While investors may have been momentarily distracted by the fact that Tesla solar roofs are apparently spontaneously combusting across the country, the company's legacy vehicle business also remains in turmoil, with Bernstein opining on the Model S and the Model X's sales collapse this morning.
In a new note, Bernstein seeks to explain the weakness behind both of the models, which lag the newer Model 3 in sales. Bernstein says that "competition" is likely to blame for Model S and Model X gross profit dollars declining 57% in the first half of 2019.
Did Elon forget about this part in his "master plan"?
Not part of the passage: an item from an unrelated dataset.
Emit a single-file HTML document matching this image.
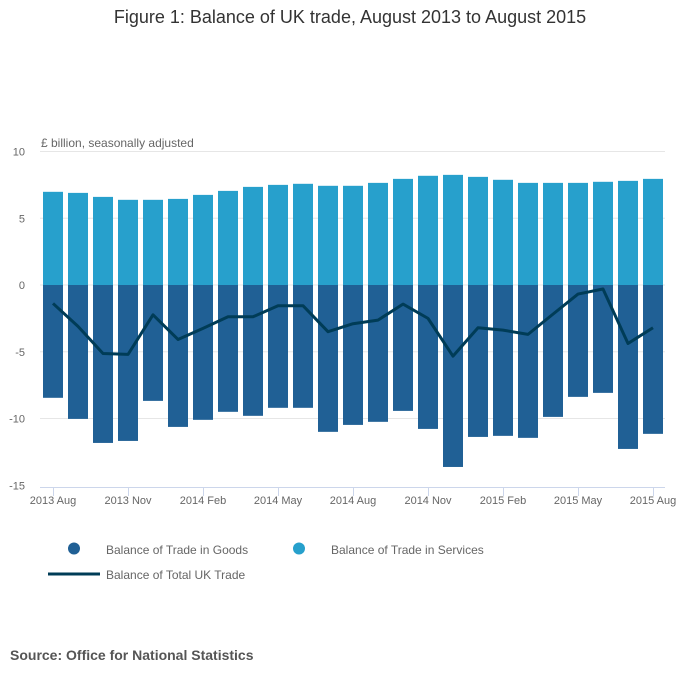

Bernstein says that the introduction of new offerings from companies like Audi and Jaguar have not expanded the EV market as a whole - rather, they have cannibalized sales from Tesla. Perhaps it is just pesky consumers that want a vehicle they can actually get serviced and a warranty that they are actually going to be made whole on.
The free market works in mysterious ways...
Bernstein notes that the cannibalization is still a new trend that has come to light over the first half of this year, but that it is worth watching as competition is going to grow significantly in the space over the next 12 to 24 months. It also anticipates traditional auto makers to enter the sub $50,000 electric vehicle segment, which could target Tesla's one remaining area of strength – if you want to call it that - the Model 3.
The competition narrative has been peddled by short-sellers and skeptics for years, even though it has taken the auto industry some time to finally get up to speed. After all, storied names like Audi and Jaguar don't exactly have the option to throw together their EVs in a hastily built tent outside of their production facility.
Now, it looks as though they are done biding their time - if Bernstein's conclusions hold true, it looks as though the carefully calculated competition could be ready to wreak havoc on Tesla.